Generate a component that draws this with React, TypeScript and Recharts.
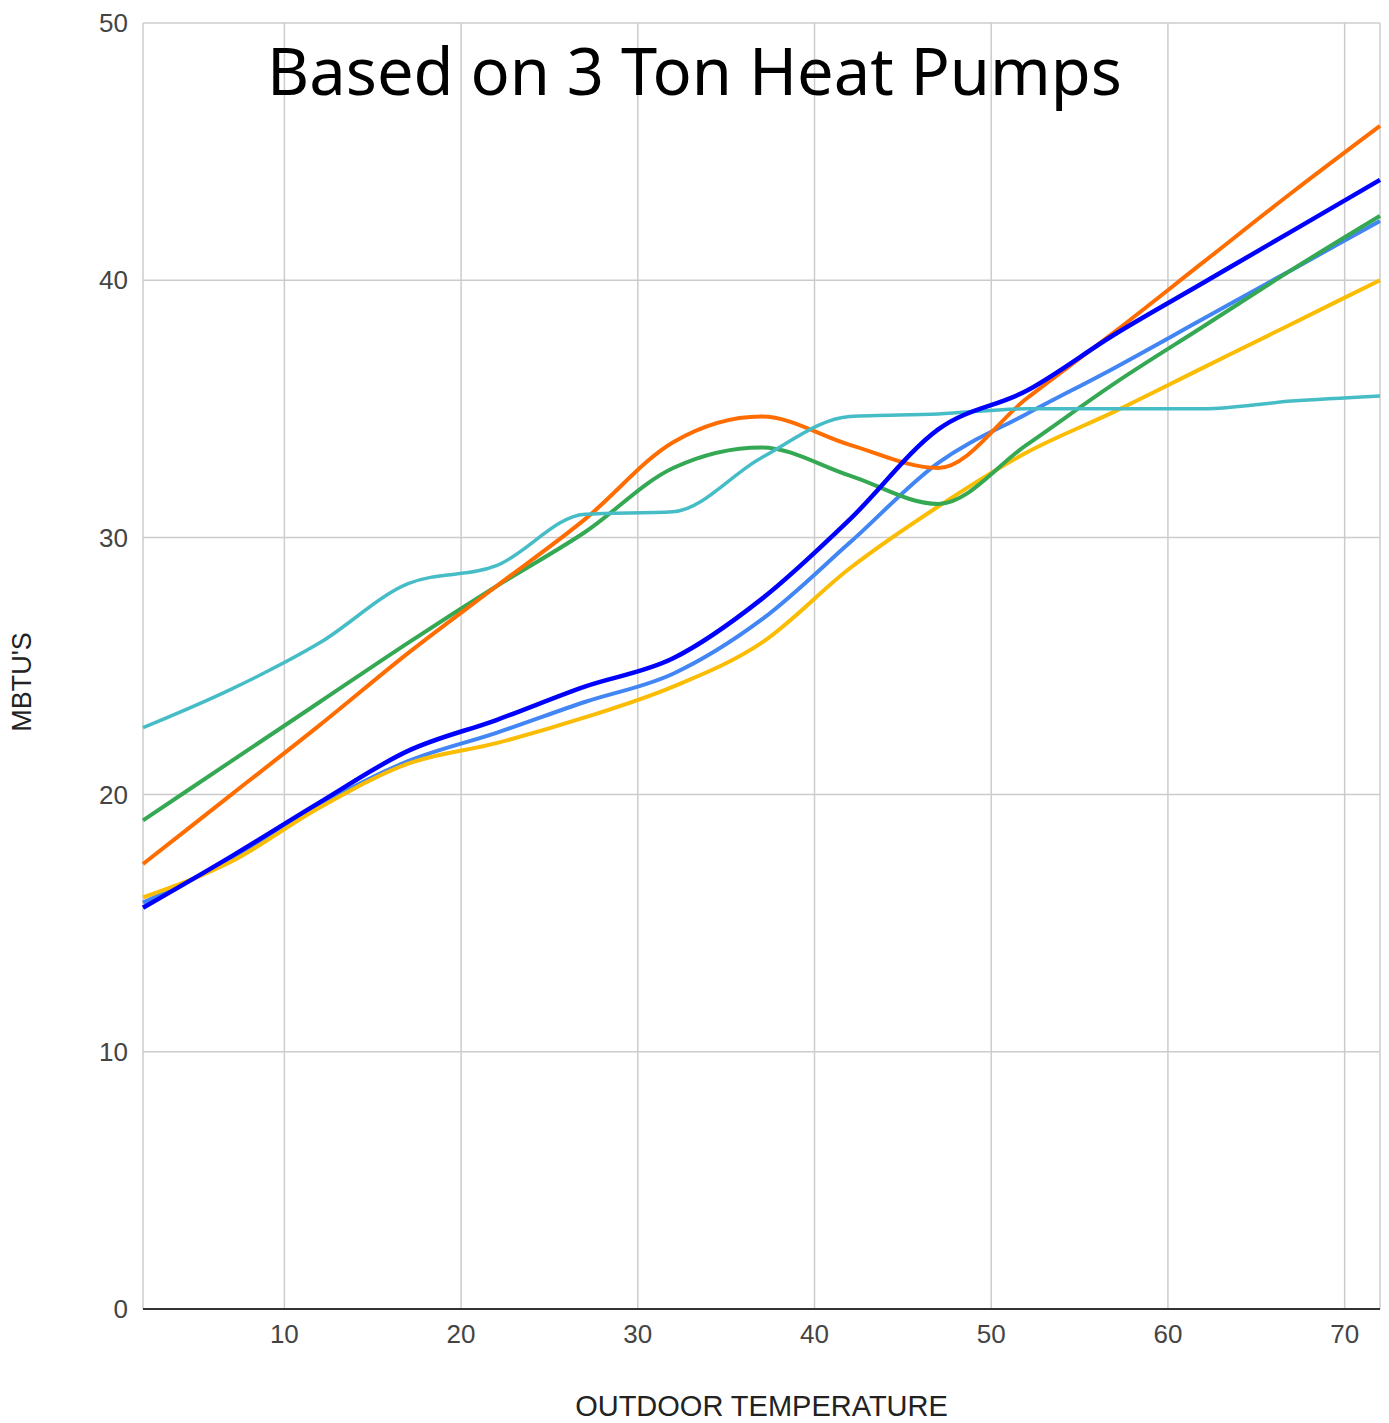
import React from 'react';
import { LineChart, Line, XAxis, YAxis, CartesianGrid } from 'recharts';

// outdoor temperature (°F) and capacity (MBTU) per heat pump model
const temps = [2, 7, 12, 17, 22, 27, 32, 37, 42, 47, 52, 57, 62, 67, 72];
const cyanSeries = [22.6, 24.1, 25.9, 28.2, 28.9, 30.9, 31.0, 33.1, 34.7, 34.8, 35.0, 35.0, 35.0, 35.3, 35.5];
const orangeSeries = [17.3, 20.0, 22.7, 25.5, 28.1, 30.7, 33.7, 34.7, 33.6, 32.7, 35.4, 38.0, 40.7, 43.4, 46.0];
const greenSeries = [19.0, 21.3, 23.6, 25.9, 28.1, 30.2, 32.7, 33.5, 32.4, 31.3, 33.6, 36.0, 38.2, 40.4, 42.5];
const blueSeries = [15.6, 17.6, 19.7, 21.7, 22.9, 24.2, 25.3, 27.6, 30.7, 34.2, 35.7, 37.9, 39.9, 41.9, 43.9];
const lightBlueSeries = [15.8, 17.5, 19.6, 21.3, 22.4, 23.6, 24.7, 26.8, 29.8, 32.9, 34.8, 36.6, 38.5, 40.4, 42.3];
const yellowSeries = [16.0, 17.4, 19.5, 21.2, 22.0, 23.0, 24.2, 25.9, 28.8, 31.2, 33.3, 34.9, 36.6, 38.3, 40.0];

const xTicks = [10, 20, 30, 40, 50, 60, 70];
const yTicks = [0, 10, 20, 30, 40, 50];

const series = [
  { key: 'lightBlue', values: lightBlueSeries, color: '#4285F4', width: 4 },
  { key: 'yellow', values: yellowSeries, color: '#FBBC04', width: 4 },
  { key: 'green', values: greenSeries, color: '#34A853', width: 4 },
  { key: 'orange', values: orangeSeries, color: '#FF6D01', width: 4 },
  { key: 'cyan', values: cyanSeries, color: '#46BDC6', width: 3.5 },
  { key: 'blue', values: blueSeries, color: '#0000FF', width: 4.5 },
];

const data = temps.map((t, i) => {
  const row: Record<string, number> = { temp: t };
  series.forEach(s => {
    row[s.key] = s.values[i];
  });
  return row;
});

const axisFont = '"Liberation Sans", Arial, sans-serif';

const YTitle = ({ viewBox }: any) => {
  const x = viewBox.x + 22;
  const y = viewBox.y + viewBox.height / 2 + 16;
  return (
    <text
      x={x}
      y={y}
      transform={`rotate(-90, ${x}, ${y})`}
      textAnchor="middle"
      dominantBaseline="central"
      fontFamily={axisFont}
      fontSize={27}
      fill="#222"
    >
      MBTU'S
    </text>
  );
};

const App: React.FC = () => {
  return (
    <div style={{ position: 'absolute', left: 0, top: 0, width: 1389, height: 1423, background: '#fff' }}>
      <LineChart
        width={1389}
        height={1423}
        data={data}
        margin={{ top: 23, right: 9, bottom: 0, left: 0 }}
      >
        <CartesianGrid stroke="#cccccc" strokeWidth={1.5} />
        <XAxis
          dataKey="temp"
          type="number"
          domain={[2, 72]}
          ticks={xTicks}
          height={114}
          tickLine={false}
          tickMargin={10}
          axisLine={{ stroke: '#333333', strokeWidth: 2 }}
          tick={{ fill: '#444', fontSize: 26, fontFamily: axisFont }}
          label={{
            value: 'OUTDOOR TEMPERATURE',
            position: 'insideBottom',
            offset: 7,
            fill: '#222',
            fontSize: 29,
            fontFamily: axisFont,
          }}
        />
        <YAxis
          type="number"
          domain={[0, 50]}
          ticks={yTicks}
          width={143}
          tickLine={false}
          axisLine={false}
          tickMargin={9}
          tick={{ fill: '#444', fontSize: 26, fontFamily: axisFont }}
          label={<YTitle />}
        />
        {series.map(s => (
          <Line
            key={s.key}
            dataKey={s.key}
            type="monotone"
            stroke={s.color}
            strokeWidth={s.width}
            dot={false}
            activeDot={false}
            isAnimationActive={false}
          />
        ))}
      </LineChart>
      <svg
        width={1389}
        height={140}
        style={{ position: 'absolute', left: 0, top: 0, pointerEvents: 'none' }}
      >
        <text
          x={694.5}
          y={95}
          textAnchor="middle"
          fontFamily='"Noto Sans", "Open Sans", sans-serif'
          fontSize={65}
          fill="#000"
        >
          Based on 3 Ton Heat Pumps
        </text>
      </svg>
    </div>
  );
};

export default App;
====
WHAT THE TASK REQUIRES: Go from the first line of the listing to the line holding "XAxis, YAxis, CartesianGrid" and, please, transcribe those lines exactly, both included, with no pictures.

THE RESULT:
Generate a component that draws this with React, TypeScript and Recharts.
import React from 'react';
import { LineChart, Line, XAxis, YAxis, CartesianGrid } from 'recharts';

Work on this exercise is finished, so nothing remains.